■ **WORKING DATA**
______
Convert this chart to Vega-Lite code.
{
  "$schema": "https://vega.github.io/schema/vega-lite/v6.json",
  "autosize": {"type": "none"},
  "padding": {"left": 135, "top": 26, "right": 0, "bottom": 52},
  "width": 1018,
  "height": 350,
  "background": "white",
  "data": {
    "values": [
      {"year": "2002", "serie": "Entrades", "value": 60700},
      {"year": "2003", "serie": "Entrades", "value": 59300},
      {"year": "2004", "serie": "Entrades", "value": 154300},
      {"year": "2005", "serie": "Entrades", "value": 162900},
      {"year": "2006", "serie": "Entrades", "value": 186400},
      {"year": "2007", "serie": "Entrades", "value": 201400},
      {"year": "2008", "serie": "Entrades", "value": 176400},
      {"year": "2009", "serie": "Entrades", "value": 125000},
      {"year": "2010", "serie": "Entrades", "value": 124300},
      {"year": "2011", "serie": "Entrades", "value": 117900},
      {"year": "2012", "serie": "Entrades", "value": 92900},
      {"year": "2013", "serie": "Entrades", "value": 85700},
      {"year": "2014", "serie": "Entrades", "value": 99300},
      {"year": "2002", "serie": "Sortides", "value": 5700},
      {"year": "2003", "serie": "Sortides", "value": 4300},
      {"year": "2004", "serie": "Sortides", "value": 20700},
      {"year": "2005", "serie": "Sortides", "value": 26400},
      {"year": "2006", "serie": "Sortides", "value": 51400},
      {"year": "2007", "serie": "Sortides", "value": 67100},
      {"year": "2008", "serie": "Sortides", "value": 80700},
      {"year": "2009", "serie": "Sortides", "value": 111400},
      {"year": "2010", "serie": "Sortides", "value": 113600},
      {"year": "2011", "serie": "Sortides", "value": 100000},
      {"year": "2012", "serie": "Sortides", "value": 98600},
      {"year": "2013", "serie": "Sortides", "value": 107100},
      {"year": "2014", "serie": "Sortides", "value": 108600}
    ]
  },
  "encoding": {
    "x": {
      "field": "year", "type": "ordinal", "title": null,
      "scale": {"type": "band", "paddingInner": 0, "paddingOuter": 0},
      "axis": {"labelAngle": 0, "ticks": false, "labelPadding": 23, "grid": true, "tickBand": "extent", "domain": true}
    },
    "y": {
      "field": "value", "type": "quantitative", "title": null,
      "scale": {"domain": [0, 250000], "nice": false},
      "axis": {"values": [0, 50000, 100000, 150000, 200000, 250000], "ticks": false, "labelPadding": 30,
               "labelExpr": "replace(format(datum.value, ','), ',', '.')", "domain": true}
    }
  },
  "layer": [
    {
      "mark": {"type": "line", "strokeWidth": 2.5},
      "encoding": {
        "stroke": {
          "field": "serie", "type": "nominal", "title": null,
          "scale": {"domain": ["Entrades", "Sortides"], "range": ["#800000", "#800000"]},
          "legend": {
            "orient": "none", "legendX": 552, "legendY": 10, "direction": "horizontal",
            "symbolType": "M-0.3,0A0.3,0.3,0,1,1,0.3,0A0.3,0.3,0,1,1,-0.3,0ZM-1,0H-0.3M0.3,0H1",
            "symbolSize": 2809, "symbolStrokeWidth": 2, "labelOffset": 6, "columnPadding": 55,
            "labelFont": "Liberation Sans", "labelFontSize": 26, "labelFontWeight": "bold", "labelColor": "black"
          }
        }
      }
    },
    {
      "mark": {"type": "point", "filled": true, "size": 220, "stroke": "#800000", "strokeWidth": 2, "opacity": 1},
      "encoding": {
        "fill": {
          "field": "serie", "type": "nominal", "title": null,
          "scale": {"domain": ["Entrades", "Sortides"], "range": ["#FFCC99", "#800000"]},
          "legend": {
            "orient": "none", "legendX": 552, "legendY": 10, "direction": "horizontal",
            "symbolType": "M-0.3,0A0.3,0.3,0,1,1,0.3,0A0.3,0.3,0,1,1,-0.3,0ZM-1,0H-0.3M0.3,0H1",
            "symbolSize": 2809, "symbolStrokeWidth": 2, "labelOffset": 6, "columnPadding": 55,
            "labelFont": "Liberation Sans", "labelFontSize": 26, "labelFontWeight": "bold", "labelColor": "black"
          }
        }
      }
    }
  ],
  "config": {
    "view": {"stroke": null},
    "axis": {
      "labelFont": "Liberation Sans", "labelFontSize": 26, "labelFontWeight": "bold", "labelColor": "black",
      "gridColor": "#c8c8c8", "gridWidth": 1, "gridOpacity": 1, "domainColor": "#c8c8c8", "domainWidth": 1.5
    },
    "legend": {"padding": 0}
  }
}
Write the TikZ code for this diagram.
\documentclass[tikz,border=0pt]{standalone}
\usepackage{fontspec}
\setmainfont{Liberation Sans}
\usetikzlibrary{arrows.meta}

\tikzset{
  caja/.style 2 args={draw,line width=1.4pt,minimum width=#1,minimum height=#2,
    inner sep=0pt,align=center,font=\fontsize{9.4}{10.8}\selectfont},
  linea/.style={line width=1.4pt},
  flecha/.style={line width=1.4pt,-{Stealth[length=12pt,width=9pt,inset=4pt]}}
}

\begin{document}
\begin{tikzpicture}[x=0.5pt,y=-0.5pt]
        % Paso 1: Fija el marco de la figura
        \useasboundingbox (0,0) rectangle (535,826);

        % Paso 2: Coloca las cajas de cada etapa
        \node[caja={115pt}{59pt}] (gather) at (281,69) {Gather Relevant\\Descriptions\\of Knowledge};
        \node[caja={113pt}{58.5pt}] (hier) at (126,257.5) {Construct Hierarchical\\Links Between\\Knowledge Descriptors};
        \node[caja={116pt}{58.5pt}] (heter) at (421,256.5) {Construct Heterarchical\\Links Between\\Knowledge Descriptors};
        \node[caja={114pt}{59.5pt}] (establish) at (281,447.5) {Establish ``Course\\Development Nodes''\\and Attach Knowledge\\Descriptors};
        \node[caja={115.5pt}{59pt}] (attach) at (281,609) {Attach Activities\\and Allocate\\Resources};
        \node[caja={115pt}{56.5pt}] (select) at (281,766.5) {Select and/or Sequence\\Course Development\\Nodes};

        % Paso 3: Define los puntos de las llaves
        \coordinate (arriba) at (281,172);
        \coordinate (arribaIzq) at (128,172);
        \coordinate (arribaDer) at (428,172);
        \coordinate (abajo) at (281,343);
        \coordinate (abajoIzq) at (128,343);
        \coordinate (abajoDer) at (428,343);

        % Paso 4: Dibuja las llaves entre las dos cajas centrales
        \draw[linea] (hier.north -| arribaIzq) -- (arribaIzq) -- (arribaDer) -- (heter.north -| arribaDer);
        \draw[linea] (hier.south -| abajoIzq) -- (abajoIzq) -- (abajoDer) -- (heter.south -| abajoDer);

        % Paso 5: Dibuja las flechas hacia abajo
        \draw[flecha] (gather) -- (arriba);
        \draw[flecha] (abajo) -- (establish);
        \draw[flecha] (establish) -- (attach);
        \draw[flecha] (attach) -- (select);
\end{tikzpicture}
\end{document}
______
■ **WHAT THIS TASK INVOLVES**
Type out the entries again, word for word.

■ **ANSWER TO THIS TASK**
Convert this chart to Vega-Lite code.
{
  "$schema": "https://vega.github.io/schema/vega-lite/v6.json",
  "autosize": {"type": "none"},
  "padding": {"left": 135, "top": 26, "right": 0, "bottom": 52},
  "width": 1018,
  "height": 350,
  "background": "white",
  "data": {
    "values": [
      {"year": "2002", "serie": "Entrades", "value": 60700},
      {"year": "2003", "serie": "Entrades", "value": 59300},
      {"year": "2004", "serie": "Entrades", "value": 154300},
      {"year": "2005", "serie": "Entrades", "value": 162900},
      {"year": "2006", "serie": "Entrades", "value": 186400},
      {"year": "2007", "serie": "Entrades", "value": 201400},
      {"year": "2008", "serie": "Entrades", "value": 176400},
      {"year": "2009", "serie": "Entrades", "value": 125000},
      {"year": "2010", "serie": "Entrades", "value": 124300},
      {"year": "2011", "serie": "Entrades", "value": 117900},
      {"year": "2012", "serie": "Entrades", "value": 92900},
      {"year": "2013", "serie": "Entrades", "value": 85700},
      {"year": "2014", "serie": "Entrades", "value": 99300},
      {"year": "2002", "serie": "Sortides", "value": 5700},
      {"year": "2003", "serie": "Sortides", "value": 4300},
      {"year": "2004", "serie": "Sortides", "value": 20700},
      {"year": "2005", "serie": "Sortides", "value": 26400},
      {"year": "2006", "serie": "Sortides", "value": 51400},
      {"year": "2007", "serie": "Sortides", "value": 67100},
      {"year": "2008", "serie": "Sortides", "value": 80700},
      {"year": "2009", "serie": "Sortides", "value": 111400},
      {"year": "2010", "serie": "Sortides", "value": 113600},
      {"year": "2011", "serie": "Sortides", "value": 100000},
      {"year": "2012", "serie": "Sortides", "value": 98600},
      {"year": "2013", "serie": "Sortides", "value": 107100},
      {"year": "2014", "serie": "Sortides", "value": 108600}
    ]
  },
  "encoding": {
    "x": {
      "field": "year", "type": "ordinal", "title": null,
      "scale": {"type": "band", "paddingInner": 0, "paddingOuter": 0},
      "axis": {"labelAngle": 0, "ticks": false, "labelPadding": 23, "grid": true, "tickBand": "extent", "domain": true}
    },
    "y": {
      "field": "value", "type": "quantitative", "title": null,
      "scale": {"domain": [0, 250000], "nice": false},
      "axis": {"values": [0, 50000, 100000, 150000, 200000, 250000], "ticks": false, "labelPadding": 30,
               "labelExpr": "replace(format(datum.value, ','), ',', '.')", "domain": true}
    }
  },
  "layer": [
    {
      "mark": {"type": "line", "strokeWidth": 2.5},
      "encoding": {
        "stroke": {
          "field": "serie", "type": "nominal", "title": null,
          "scale": {"domain": ["Entrades", "Sortides"], "range": ["#800000", "#800000"]},
          "legend": {
            "orient": "none", "legendX": 552, "legendY": 10, "direction": "horizontal",
            "symbolType": "M-0.3,0A0.3,0.3,0,1,1,0.3,0A0.3,0.3,0,1,1,-0.3,0ZM-1,0H-0.3M0.3,0H1",
            "symbolSize": 2809, "symbolStrokeWidth": 2, "labelOffset": 6, "columnPadding": 55,
            "labelFont": "Liberation Sans", "labelFontSize": 26, "labelFontWeight": "bold", "labelColor": "black"
          }
        }
      }
    },
    {
      "mark": {"type": "point", "filled": true, "size": 220, "stroke": "#800000", "strokeWidth": 2, "opacity": 1},
      "encoding": {
        "fill": {
          "field": "serie", "type": "nominal", "title": null,
          "scale": {"domain": ["Entrades", "Sortides"], "range": ["#FFCC99", "#800000"]},
          "legend": {
            "orient": "none", "legendX": 552, "legendY": 10, "direction": "horizontal",
            "symbolType": "M-0.3,0A0.3,0.3,0,1,1,0.3,0A0.3,0.3,0,1,1,-0.3,0ZM-1,0H-0.3M0.3,0H1",
            "symbolSize": 2809, "symbolStrokeWidth": 2, "labelOffset": 6, "columnPadding": 55,
            "labelFont": "Liberation Sans", "labelFontSize": 26, "labelFontWeight": "bold", "labelColor": "black"
          }
        }
      }
    }
  ],
  "config": {
    "view": {"stroke": null},
    "axis": {
      "labelFont": "Liberation Sans", "labelFontSize": 26, "labelFontWeight": "bold", "labelColor": "black",
      "gridColor": "#c8c8c8", "gridWidth": 1, "gridOpacity": 1, "domainColor": "#c8c8c8", "domainWidth": 1.5
    },
    "legend": {"padding": 0}
  }
}
Write the TikZ code for this diagram.
\documentclass[tikz,border=0pt]{standalone}
\usepackage{fontspec}
\setmainfont{Liberation Sans}
\usetikzlibrary{arrows.meta}

\tikzset{
  caja/.style 2 args={draw,line width=1.4pt,minimum width=#1,minimum height=#2,
    inner sep=0pt,align=center,font=\fontsize{9.4}{10.8}\selectfont},
  linea/.style={line width=1.4pt},
  flecha/.style={line width=1.4pt,-{Stealth[length=12pt,width=9pt,inset=4pt]}}
}

\begin{document}
\begin{tikzpicture}[x=0.5pt,y=-0.5pt]
        % Paso 1: Fija el marco de la figura
        \useasboundingbox (0,0) rectangle (535,826);

        % Paso 2: Coloca las cajas de cada etapa
        \node[caja={115pt}{59pt}] (gather) at (281,69) {Gather Relevant\\Descriptions\\of Knowledge};
        \node[caja={113pt}{58.5pt}] (hier) at (126,257.5) {Construct Hierarchical\\Links Between\\Knowledge Descriptors};
        \node[caja={116pt}{58.5pt}] (heter) at (421,256.5) {Construct Heterarchical\\Links Between\\Knowledge Descriptors};
        \node[caja={114pt}{59.5pt}] (establish) at (281,447.5) {Establish ``Course\\Development Nodes''\\and Attach Knowledge\\Descriptors};
        \node[caja={115.5pt}{59pt}] (attach) at (281,609) {Attach Activities\\and Allocate\\Resources};
        \node[caja={115pt}{56.5pt}] (select) at (281,766.5) {Select and/or Sequence\\Course Development\\Nodes};

        % Paso 3: Define los puntos de las llaves
        \coordinate (arriba) at (281,172);
        \coordinate (arribaIzq) at (128,172);
        \coordinate (arribaDer) at (428,172);
        \coordinate (abajo) at (281,343);
        \coordinate (abajoIzq) at (128,343);
        \coordinate (abajoDer) at (428,343);

        % Paso 4: Dibuja las llaves entre las dos cajas centrales
        \draw[linea] (hier.north -| arribaIzq) -- (arribaIzq) -- (arribaDer) -- (heter.north -| arribaDer);
        \draw[linea] (hier.south -| abajoIzq) -- (abajoIzq) -- (abajoDer) -- (heter.south -| abajoDer);

        % Paso 5: Dibuja las flechas hacia abajo
        \draw[flecha] (gather) -- (arriba);
        \draw[flecha] (abajo) -- (establish);
        \draw[flecha] (establish) -- (attach);
        \draw[flecha] (attach) -- (select);
\end{tikzpicture}
\end{document}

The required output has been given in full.